### What you are asked to do
Reproduce every line of the listing as written, apart from the pictures.

### Raw data
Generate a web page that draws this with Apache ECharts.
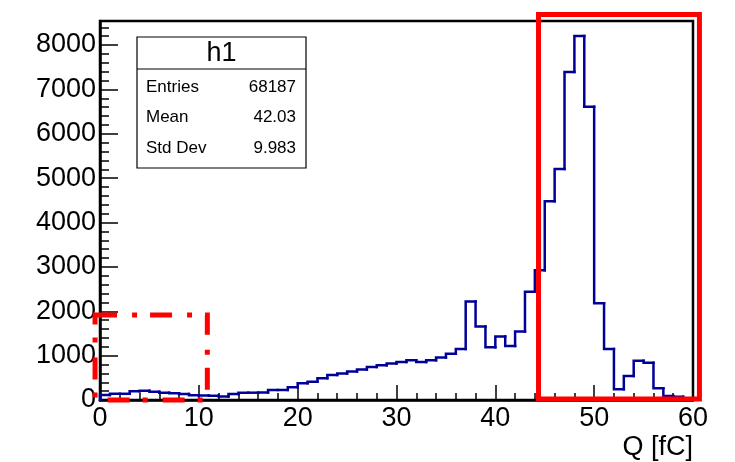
<!DOCTYPE html>
<html>
<head>
<meta charset="utf-8">
<script src="https://cdn.jsdelivr.net/npm/echarts@6/dist/echarts.min.js"></script>
<style>
  html, body { margin: 0; padding: 0; background: #ffffff; }
  #chart { width: 735px; height: 462px; }
</style>
</head>
<body>
<div id="chart"></div>
<script>
// Histogram h1: charge Q in fC, 60 bins of 1 fC from 0 to 60
const binEdges = [
  0, 1, 2, 3, 4, 5, 6, 7, 8, 9, 10, 11, 12, 13, 14, 15, 16, 17, 18, 19,
  20, 21, 22, 23, 24, 25, 26, 27, 28, 29, 30, 31, 32, 33, 34, 35, 36, 37, 38, 39,
  40, 41, 42, 43, 44, 45, 46, 47, 48, 49, 50, 51, 52, 53, 54, 55, 56, 57, 58, 59, 60
];
const binCounts = [
  115, 140, 140, 196, 210, 187, 165, 151, 135, 106,
  100, 95, 80, 135, 165, 165, 170, 226, 226, 287,
  377, 414, 490, 564, 595, 640, 685, 745, 783, 820,
  858, 896, 858, 896, 955, 1045, 1150, 2219, 1655, 1189,
  1429, 1219, 1542, 2440, 2925, 4477, 5207, 7389, 8201, 6610,
  2183, 1151, 241, 542, 887, 842, 264, 90, 75, 0
];
const xTickLabels = [0, 10, 20, 30, 40, 50, 60];
const yTickLabels = [0, 1000, 2000, 3000, 4000, 5000, 6000, 7000, 8000];
const xTitle = 'Q [fC]';

// Statistics box
const statTitle = 'h1';
const statNames = ['Entries', 'Mean', 'Std Dev'];
const statValues = ['68187', '42.03', '9.983'];

// Highlight regions in data units: [xFrom, xTo, yFrom, yTo]
const peakRegion = [44.37, 60.65, 20, 8686];
const lowRegion = [-0.5, 10.86, 0, 1915];

const X_MIN = xTickLabels[0], X_MAX = xTickLabels[xTickLabels.length - 1];
const Y_MIN = 0, Y_MAX = 8541;

// One item per bin: [low edge, high edge, count, count of previous bin]
const binItems = binCounts.map((c, i) => [binEdges[i], binEdges[i + 1], c, i > 0 ? binCounts[i - 1] : 0]);

const FONT = '"Liberation Sans", Arial, Helvetica, sans-serif';
const HIST_COLOR = '#000099';
const chart = echarts.init(document.getElementById('chart'), null, { renderer: 'canvas' });

// Draws the histogram outline: the rise (or fall) at the bin's low edge, then its flat top
function renderBin(params, api) {
  const lo = api.value(0), hi = api.value(1), v = api.value(2), prev = api.value(3);
  const a = api.coord([lo, prev]);
  const b = api.coord([lo, v]);
  const c = api.coord([hi, v]);
  const pts = [a, b, c];
  if (params.dataIndex === binItems.length - 1) pts.push(api.coord([hi, 0]));
  return {
    type: 'polyline',
    shape: { points: pts },
    style: { fill: 'none', stroke: HIST_COLOR, lineWidth: 2.5, lineCap: 'square', lineJoin: 'miter' }
  };
}

chart.setOption({
  animation: false,
  backgroundColor: '#ffffff',
  grid: {
    left: 100, right: 42, top: 21, bottom: 62,
    show: true, borderColor: '#000000', borderWidth: 2.5, backgroundColor: 'transparent'
  },
  xAxis: {
    type: 'value', min: X_MIN, max: X_MAX, interval: 10,
    axisLine: { show: true, onZero: false, lineStyle: { color: '#000', width: 2.5 } },
    axisTick: { show: true, inside: true, length: 15, lineStyle: { color: '#000', width: 1.5 } },
    minorTick: { show: true, splitNumber: 5, length: 7, lineStyle: { color: '#000', width: 1.5 } },
    splitLine: { show: false },
    axisLabel: { color: '#000', fontSize: 27, fontFamily: FONT, margin: 5 }
  },
  yAxis: [
    {
      type: 'value', min: Y_MIN, max: Y_MAX, interval: 1000,
      axisLine: { show: true, onZero: false, lineStyle: { color: '#000', width: 2.5 } },
      axisTick: { show: true, inside: true, length: 18, lineStyle: { color: '#000', width: 1.5 } },
      splitLine: { show: false },
      axisLabel: {
        color: '#000', fontSize: 27, fontFamily: FONT, margin: 4,
        showMaxLabel: false,
        formatter: v => (yTickLabels.indexOf(v) >= 0 ? String(v) : '')
      }
    },
    {
      type: 'value', position: 'left', min: Y_MIN, max: Y_MAX, interval: 200,
      axisLine: { show: false },
      axisTick: { show: true, inside: true, length: 9, lineStyle: { color: '#000', width: 1.5 } },
      splitLine: { show: false },
      axisLabel: { show: false }
    }
  ],
  series: [{
    type: 'custom',
    renderItem: renderBin,
    data: binItems,
    encode: { x: [0, 1], y: [2, 3] },
    yAxisIndex: 0,
    z: 3
  }]
});

function regionRect(r, dash) {
  const p0 = chart.convertToPixel({ gridIndex: 0 }, [r[0], r[3]]);
  const p1 = chart.convertToPixel({ gridIndex: 0 }, [r[1], r[2]]);
  return {
    type: 'rect', z: 100,
    shape: { x: p0[0], y: p0[1], width: p1[0] - p0[0], height: p1[1] - p0[1] },
    style: { fill: 'none', stroke: '#ff0000', lineWidth: 5, lineDash: dash }
  };
}

// Statistics panel
const box = { x: 137, y: 37, w: 169, h: 131, titleH: 32, rowY: [87, 117, 148] };
const statElems = [
  { type: 'rect', shape: { x: box.x, y: box.y, width: box.w, height: box.h },
    style: { fill: '#ffffff', stroke: '#000', lineWidth: 1.2 }, z: 50 },
  { type: 'line', shape: { x1: box.x, y1: box.y + box.titleH, x2: box.x + box.w, y2: box.y + box.titleH },
    style: { stroke: '#000', lineWidth: 1.2 }, z: 51 },
  { type: 'text', x: box.x + box.w / 2, y: box.y + box.titleH / 2 + 1, z: 51,
    style: { text: statTitle, fontSize: 27, fontFamily: FONT, fill: '#000', align: 'center', verticalAlign: 'middle' } }
];
statNames.forEach((n, i) => {
  statElems.push({ type: 'text', x: box.x + 9, y: box.rowY[i], z: 51,
    style: { text: n, fontSize: 17, fontFamily: FONT, fill: '#000', align: 'left', verticalAlign: 'middle' } });
  statElems.push({ type: 'text', x: box.x + box.w - 10, y: box.rowY[i], z: 51,
    style: { text: statValues[i], fontSize: 17, fontFamily: FONT, fill: '#000', align: 'right', verticalAlign: 'middle' } });
});

chart.setOption({
  graphic: [
    {
      type: 'text', right: 42, top: 434,
      style: { text: xTitle, fontSize: 27, fontFamily: FONT, fill: '#000', textAlign: 'right' }
    },
    ...statElems,
    regionRect(peakRegion, null),
    regionRect(lowRegion, [22, 15, 5, 13])
  ]
});
</script>
</body>
</html>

### Final result
Generate a web page that draws this with Apache ECharts.
<!DOCTYPE html>
<html>
<head>
<meta charset="utf-8">
<script src="https://cdn.jsdelivr.net/npm/echarts@6/dist/echarts.min.js"></script>
<style>
  html, body { margin: 0; padding: 0; background: #ffffff; }
  #chart { width: 735px; height: 462px; }
</style>
</head>
<body>
<div id="chart"></div>
<script>
// Histogram h1: charge Q in fC, 60 bins of 1 fC from 0 to 60
const binEdges = [
  0, 1, 2, 3, 4, 5, 6, 7, 8, 9, 10, 11, 12, 13, 14, 15, 16, 17, 18, 19,
  20, 21, 22, 23, 24, 25, 26, 27, 28, 29, 30, 31, 32, 33, 34, 35, 36, 37, 38, 39,
  40, 41, 42, 43, 44, 45, 46, 47, 48, 49, 50, 51, 52, 53, 54, 55, 56, 57, 58, 59, 60
];
const binCounts = [
  115, 140, 140, 196, 210, 187, 165, 151, 135, 106,
  100, 95, 80, 135, 165, 165, 170, 226, 226, 287,
  377, 414, 490, 564, 595, 640, 685, 745, 783, 820,
  858, 896, 858, 896, 955, 1045, 1150, 2219, 1655, 1189,
  1429, 1219, 1542, 2440, 2925, 4477, 5207, 7389, 8201, 6610,
  2183, 1151, 241, 542, 887, 842, 264, 90, 75, 0
];
const xTickLabels = [0, 10, 20, 30, 40, 50, 60];
const yTickLabels = [0, 1000, 2000, 3000, 4000, 5000, 6000, 7000, 8000];
const xTitle = 'Q [fC]';

// Statistics box
const statTitle = 'h1';
const statNames = ['Entries', 'Mean', 'Std Dev'];
const statValues = ['68187', '42.03', '9.983'];

// Highlight regions in data units: [xFrom, xTo, yFrom, yTo]
const peakRegion = [44.37, 60.65, 20, 8686];
const lowRegion = [-0.5, 10.86, 0, 1915];

const X_MIN = xTickLabels[0], X_MAX = xTickLabels[xTickLabels.length - 1];
const Y_MIN = 0, Y_MAX = 8541;

// One item per bin: [low edge, high edge, count, count of previous bin]
const binItems = binCounts.map((c, i) => [binEdges[i], binEdges[i + 1], c, i > 0 ? binCounts[i - 1] : 0]);

const FONT = '"Liberation Sans", Arial, Helvetica, sans-serif';
const HIST_COLOR = '#000099';
const chart = echarts.init(document.getElementById('chart'), null, { renderer: 'canvas' });

// Draws the histogram outline: the rise (or fall) at the bin's low edge, then its flat top
function renderBin(params, api) {
  const lo = api.value(0), hi = api.value(1), v = api.value(2), prev = api.value(3);
  const a = api.coord([lo, prev]);
  const b = api.coord([lo, v]);
  const c = api.coord([hi, v]);
  const pts = [a, b, c];
  if (params.dataIndex === binItems.length - 1) pts.push(api.coord([hi, 0]));
  return {
    type: 'polyline',
    shape: { points: pts },
    style: { fill: 'none', stroke: HIST_COLOR, lineWidth: 2.5, lineCap: 'square', lineJoin: 'miter' }
  };
}

chart.setOption({
  animation: false,
  backgroundColor: '#ffffff',
  grid: {
    left: 100, right: 42, top: 21, bottom: 62,
    show: true, borderColor: '#000000', borderWidth: 2.5, backgroundColor: 'transparent'
  },
  xAxis: {
    type: 'value', min: X_MIN, max: X_MAX, interval: 10,
    axisLine: { show: true, onZero: false, lineStyle: { color: '#000', width: 2.5 } },
    axisTick: { show: true, inside: true, length: 15, lineStyle: { color: '#000', width: 1.5 } },
    minorTick: { show: true, splitNumber: 5, length: 7, lineStyle: { color: '#000', width: 1.5 } },
    splitLine: { show: false },
    axisLabel: { color: '#000', fontSize: 27, fontFamily: FONT, margin: 5 }
  },
  yAxis: [
    {
      type: 'value', min: Y_MIN, max: Y_MAX, interval: 1000,
      axisLine: { show: true, onZero: false, lineStyle: { color: '#000', width: 2.5 } },
      axisTick: { show: true, inside: true, length: 18, lineStyle: { color: '#000', width: 1.5 } },
      splitLine: { show: false },
      axisLabel: {
        color: '#000', fontSize: 27, fontFamily: FONT, margin: 4,
        showMaxLabel: false,
        formatter: v => (yTickLabels.indexOf(v) >= 0 ? String(v) : '')
      }
    },
    {
      type: 'value', position: 'left', min: Y_MIN, max: Y_MAX, interval: 200,
      axisLine: { show: false },
      axisTick: { show: true, inside: true, length: 9, lineStyle: { color: '#000', width: 1.5 } },
      splitLine: { show: false },
      axisLabel: { show: false }
    }
  ],
  series: [{
    type: 'custom',
    renderItem: renderBin,
    data: binItems,
    encode: { x: [0, 1], y: [2, 3] },
    yAxisIndex: 0,
    z: 3
  }]
});

function regionRect(r, dash) {
  const p0 = chart.convertToPixel({ gridIndex: 0 }, [r[0], r[3]]);
  const p1 = chart.convertToPixel({ gridIndex: 0 }, [r[1], r[2]]);
  return {
    type: 'rect', z: 100,
    shape: { x: p0[0], y: p0[1], width: p1[0] - p0[0], height: p1[1] - p0[1] },
    style: { fill: 'none', stroke: '#ff0000', lineWidth: 5, lineDash: dash }
  };
}

// Statistics panel
const box = { x: 137, y: 37, w: 169, h: 131, titleH: 32, rowY: [87, 117, 148] };
const statElems = [
  { type: 'rect', shape: { x: box.x, y: box.y, width: box.w, height: box.h },
    style: { fill: '#ffffff', stroke: '#000', lineWidth: 1.2 }, z: 50 },
  { type: 'line', shape: { x1: box.x, y1: box.y + box.titleH, x2: box.x + box.w, y2: box.y + box.titleH },
    style: { stroke: '#000', lineWidth: 1.2 }, z: 51 },
  { type: 'text', x: box.x + box.w / 2, y: box.y + box.titleH / 2 + 1, z: 51,
    style: { text: statTitle, fontSize: 27, fontFamily: FONT, fill: '#000', align: 'center', verticalAlign: 'middle' } }
];
statNames.forEach((n, i) => {
  statElems.push({ type: 'text', x: box.x + 9, y: box.rowY[i], z: 51,
    style: { text: n, fontSize: 17, fontFamily: FONT, fill: '#000', align: 'left', verticalAlign: 'middle' } });
  statElems.push({ type: 'text', x: box.x + box.w - 10, y: box.rowY[i], z: 51,
    style: { text: statValues[i], fontSize: 17, fontFamily: FONT, fill: '#000', align: 'right', verticalAlign: 'middle' } });
});

chart.setOption({
  graphic: [
    {
      type: 'text', right: 42, top: 434,
      style: { text: xTitle, fontSize: 27, fontFamily: FONT, fill: '#000', textAlign: 'right' }
    },
    ...statElems,
    regionRect(peakRegion, null),
    regionRect(lowRegion, [22, 15, 5, 13])
  ]
});
</script>
</body>
</html>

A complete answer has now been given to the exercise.